Yesterday Adis Maksic defended his Ph D dissertation “Mobilizing for Ethnic Violence? Ethno-National Political Parties and the Dynamics of Ethno-Politicization.” Adis is a Sarajevo native who was fortunately able to come to the United States with his family after his family suffered a tragedy at the outset of the Bosnian War in 1992. He completed a Masters in our program in 2009 on referendum discourse in Republika Srpska, and returned to our program for a Ph D in 2011 with funding from the US National Science Foundation (our program, unfortunately, provides no independent Ph D student funding so most of our Ph D students are part-time students and full time working professionals in the DC area). Through his diligent research and translation work, we were able to write together “Serbs, You are Allowed to be Serbs”: Radovan Karadžić and the 1990 Election Campaign in Bosnia-Herzegovina” which was published in Ethnopolitics 13, 3 (2014).

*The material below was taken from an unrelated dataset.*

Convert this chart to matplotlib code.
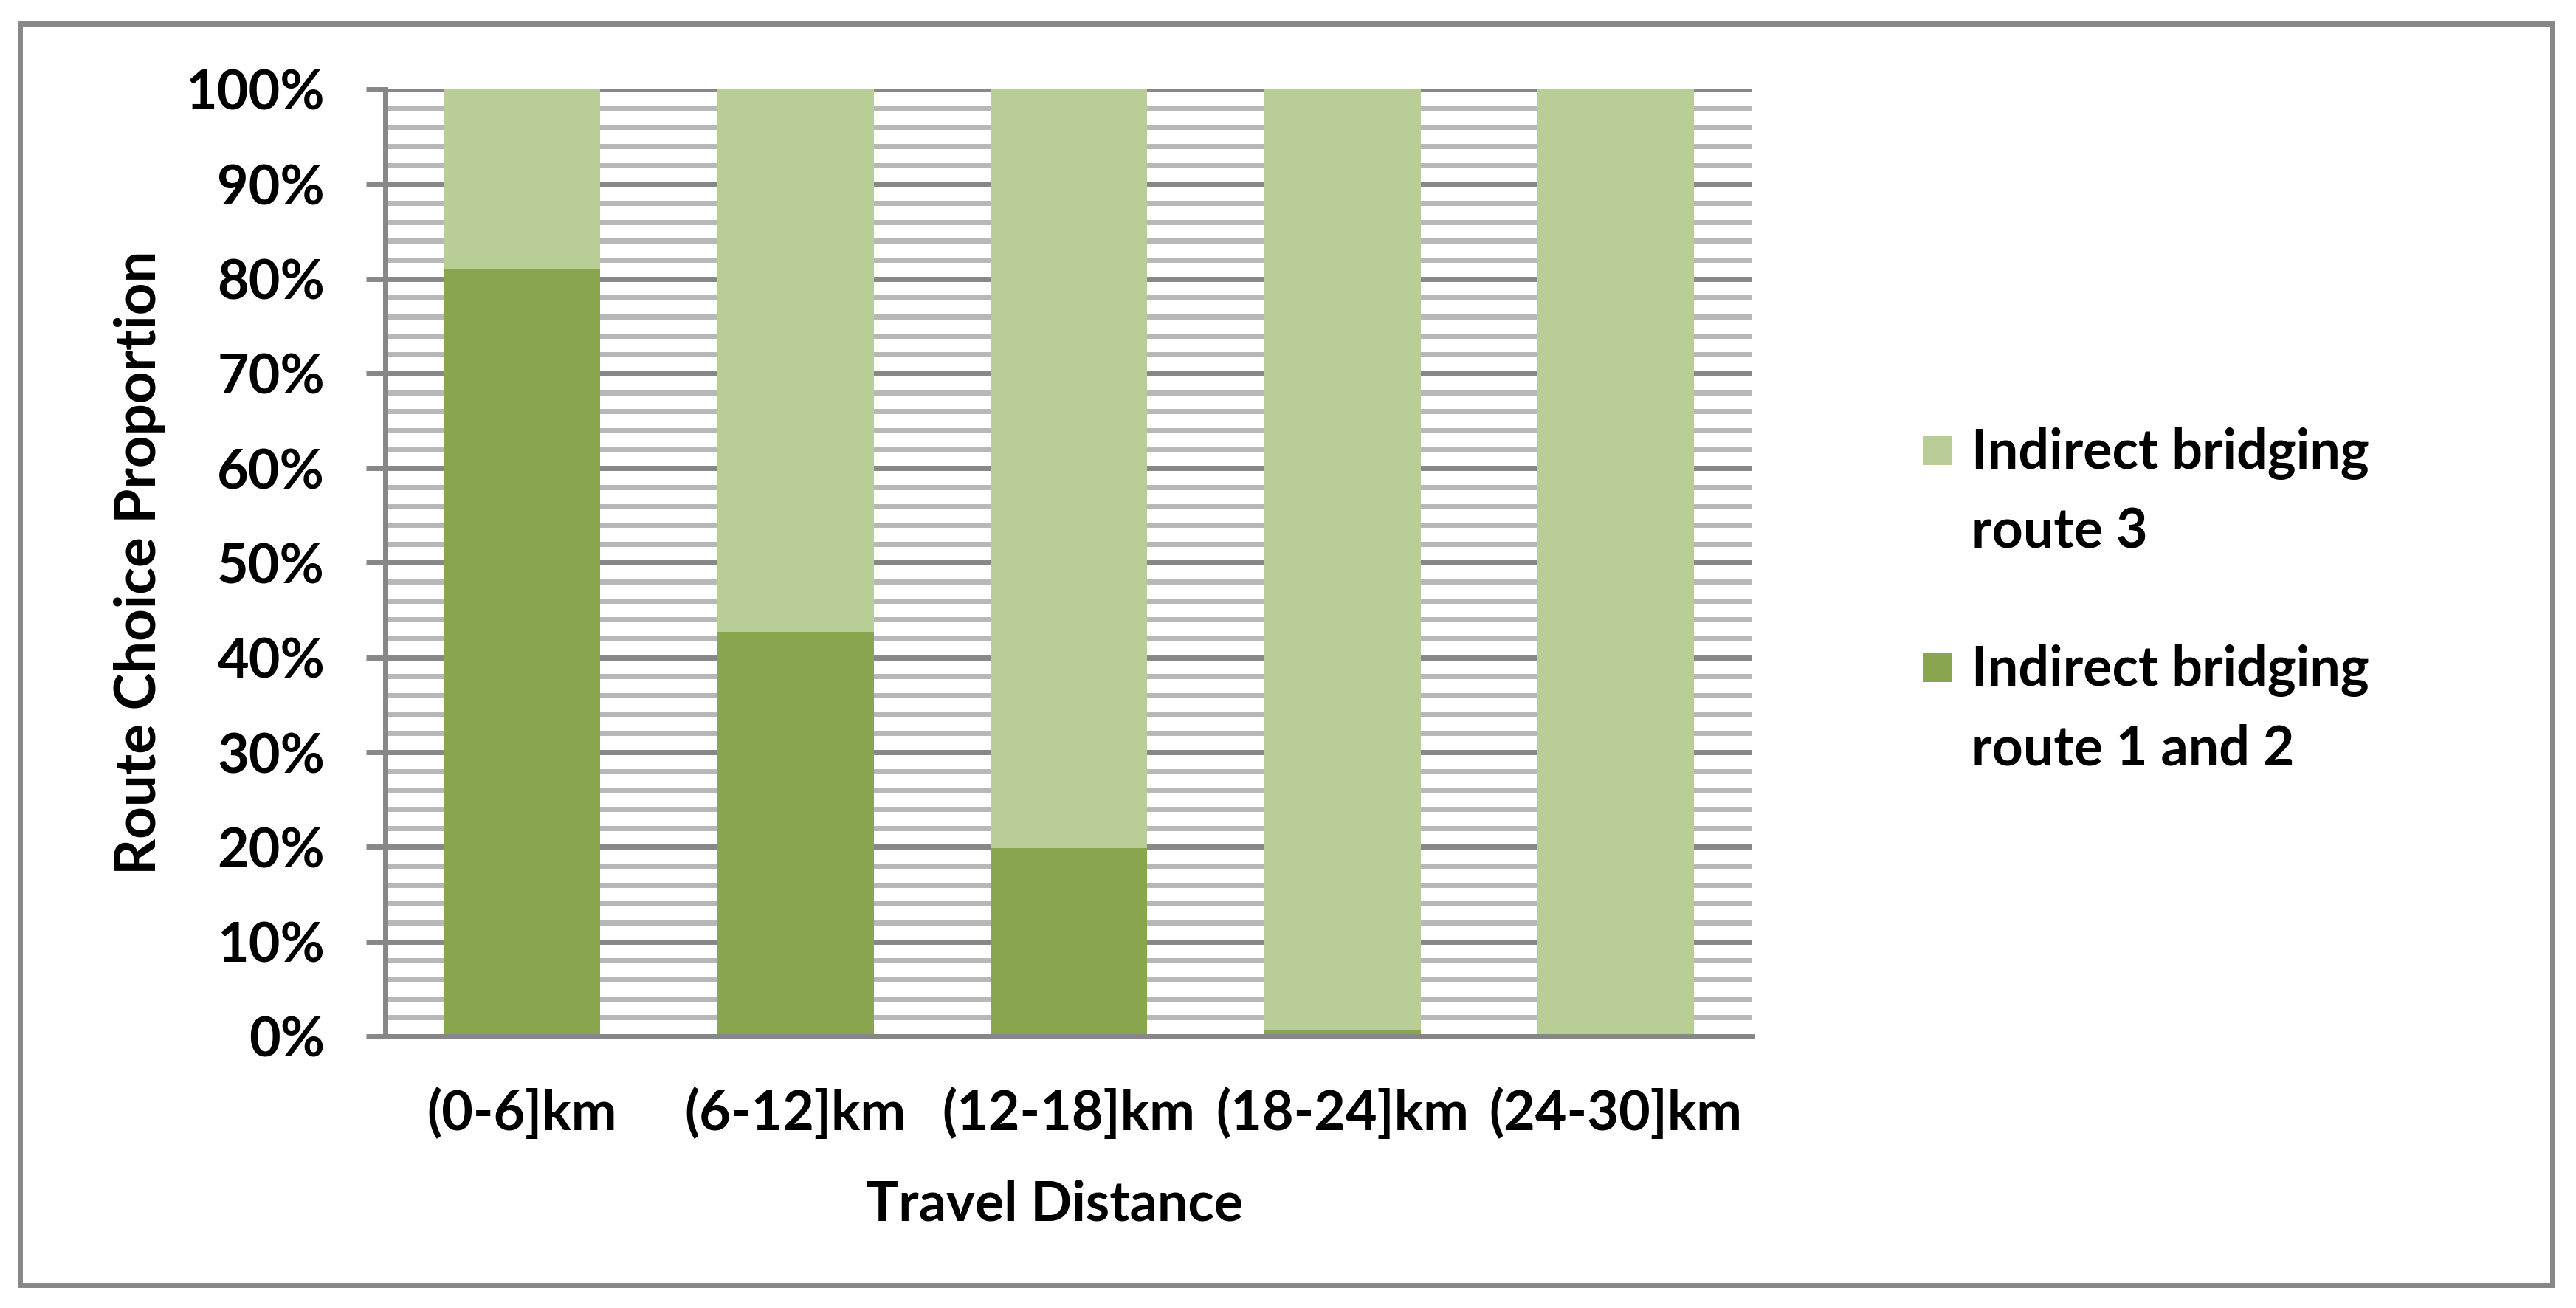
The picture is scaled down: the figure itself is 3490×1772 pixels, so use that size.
import matplotlib
matplotlib.use("Agg")
import matplotlib.pyplot as plt
from matplotlib.patches import Rectangle
from matplotlib.ticker import MultipleLocator, PercentFormatter

# ---- data ----
categories = ["(0-6]km", "(6-12]km", "(12-18]km", "(18-24]km", "(24-30]km"]
route_1_and_2 = [0.81, 0.427, 0.199, 0.007, 0.0]
route_3 = [1 - v for v in route_1_and_2]
series_names = ["Indirect bridging\nroute 3", "Indirect bridging\nroute 1 and 2"]
y_ticks = [0.0, 0.1, 0.2, 0.3, 0.4, 0.5, 0.6, 0.7, 0.8, 0.9, 1.0]

# ---- style ----
DARK = "#89A54E"
LIGHT = "#B9CD96"
GRID_MAJOR = "#878787"
GRID_MINOR = "#B7B7B7"
FONT = "Lato"
FS = 53

W, H, DPI = 3491, 1772, 100
fig = plt.figure(figsize=(W / DPI, H / DPI), dpi=DPI)
fig.patch.set_facecolor("white")

def px(x0, y0, x1, y1):
    return [x0 / W, 1 - y1 / H, (x1 - x0) / W, (y1 - y0) / H]

ax = fig.add_axes(px(522, 121, 2374, 1404))
ax.set_facecolor("white")

x = list(range(len(categories)))
bw = 0.573
ax.bar(x, route_1_and_2, width=bw, color=DARK, label=series_names[1], zorder=3, linewidth=0)
ax.bar(x, route_3, width=bw, bottom=route_1_and_2, color=LIGHT, label=series_names[0], zorder=3, linewidth=0)

ax.set_xlim(-0.5, len(categories) - 0.5)
ax.set_ylim(0, 1.0)
ax.set_yticks(y_ticks)
ax.yaxis.set_major_formatter(PercentFormatter(1.0, decimals=0))
ax.yaxis.set_minor_locator(MultipleLocator(0.02))
ax.set_xticks(x)
ax.set_xticklabels(categories)

ax.set_axisbelow(True)
ax.grid(axis="y", which="major", color=GRID_MAJOR, linewidth=5, zorder=1)
ax.grid(axis="y", which="minor", color=GRID_MINOR, linewidth=5, zorder=0)

for s in ["top", "right"]:
    ax.spines[s].set_visible(False)
for s in ["left", "bottom"]:
    ax.spines[s].set_color(GRID_MAJOR)
    ax.spines[s].set_linewidth(5)
    ax.spines[s].set_zorder(4)

ax.tick_params(axis="y", which="major", length=19, width=5, color=GRID_MAJOR, pad=40,
               labelsize=FS)
ax.tick_params(axis="y", which="minor", length=0)
ax.tick_params(axis="x", which="both", length=0, pad=50, labelsize=FS)
for lbl in ax.get_xticklabels() + ax.get_yticklabels():
    lbl.set_fontfamily(FONT)
    lbl.set_fontweight("bold")

ax.set_xlabel("Travel Distance", fontsize=FS, fontweight="bold", family=FONT, va="center")
ax.xaxis.set_label_coords(0.4897, -0.1777)
ax.set_ylabel("Route Choice Proportion", fontsize=FS + 2, fontweight="bold", family=FONT, va="center")
ax.yaxis.set_label_coords(-0.18, 0.5)

# ---- legend (manual, Excel-like: square aligned with first line) ----
legend_colors = [LIGHT, DARK]
sq_tops = [590, 884]
for name, col, top in zip(series_names, legend_colors, sq_tops):
    fig.patches.append(Rectangle((2605 / W, 1 - (top + 40) / H), 40 / W, 40 / H,
                                 transform=fig.transFigure, facecolor=col,
                                 edgecolor="none", figure=fig))
    fig.text(2671 / W, 1 - (top - 11) / H, name, fontsize=FS, fontweight="bold",
             family=FONT, ha="left", va="top", linespacing=1.65)

# ---- outer chart border ----
fig.patches.append(Rectangle((27 / W, 1 - 1741 / H), (3458 - 27) / W, (1741 - 32) / H,
                             transform=fig.transFigure, facecolor="none",
                             edgecolor=GRID_MAJOR, linewidth=5, figure=fig))

fig.savefig("out.png", dpi=DPI)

For his dissertation, Adis deepened and widened this research topic by studying the origins, founding, electoral triumph and subsequent political machinations of the Serb Democratic Party, Jan 1990 to April 1992 when the Bosnia war erupted with intensity. The argument in that article about the power of visceral understandings and affective experience of the nation in recruiting people to ethnonationalist movements, ethno-parties and ethnicized violence.
Beyond exploring the power of affective thinking, Adis provides the best and most deeply researched account of Bosnia’s road to the ‘gates of hell’ I have read. It is a story full of contingencies and fluidity, and he relates it with extreme attention to the ‘mixed emotions’ of the participants (as well as with exemplary scholarly evenhandedness). Karadžić famously interpreted the idea of placing state borders between Bosnia and Serbia as “severing the living flesh of the Serb nation.” What is striking about the 1990-91 period is how permeated it was by fears and fantasies of extreme violence. Fear of a return of the Ustasa in Croatia was a primal theme that played on the consciousness of many (the map above is the illustration of an article in the Serbian weekly NIN on the coming to power of the HDZ in April 1990 after democratic elections in Croatia). Mass graves sites were dug up (‘pits’) and victims of the Partisans re-buried in services that created communities of affect.
By way of establishing perspective on the SDS and BiH/Yugoslav context, Adis develops an asymmetrical comparison with the rise of the Georgian national movement at the same time, analyzing Gamsakhurdia and ‘Round Table – Free Georgia’ within the terms of his overall three part analysis of political opportunity structures, dissemination modalities, and discursive framings.
It is always gratifying when a Ph D student, through hard work and serious scholarly application, reaches his or her potential in a work. Adis Maksic has done so in this work and hopefully we will all see this work in book form within the next two years. Pictured with Adis in black suit and tie are external observer Dr Sarah Wagner (whose book on Srebrenica has just been published) and his Ph D committee Dr Giselle Datz, Dr Toal and Dr Joel Peters. Not pictured yet an integral and inspiring part of his committee is Dr Robert Donia, whose new biography of Radovan Karadžić has just been published, also by Cambridge University Press. Its cover photo of Karadžić before a map underscores the intimate connections between cartography, space and genocide.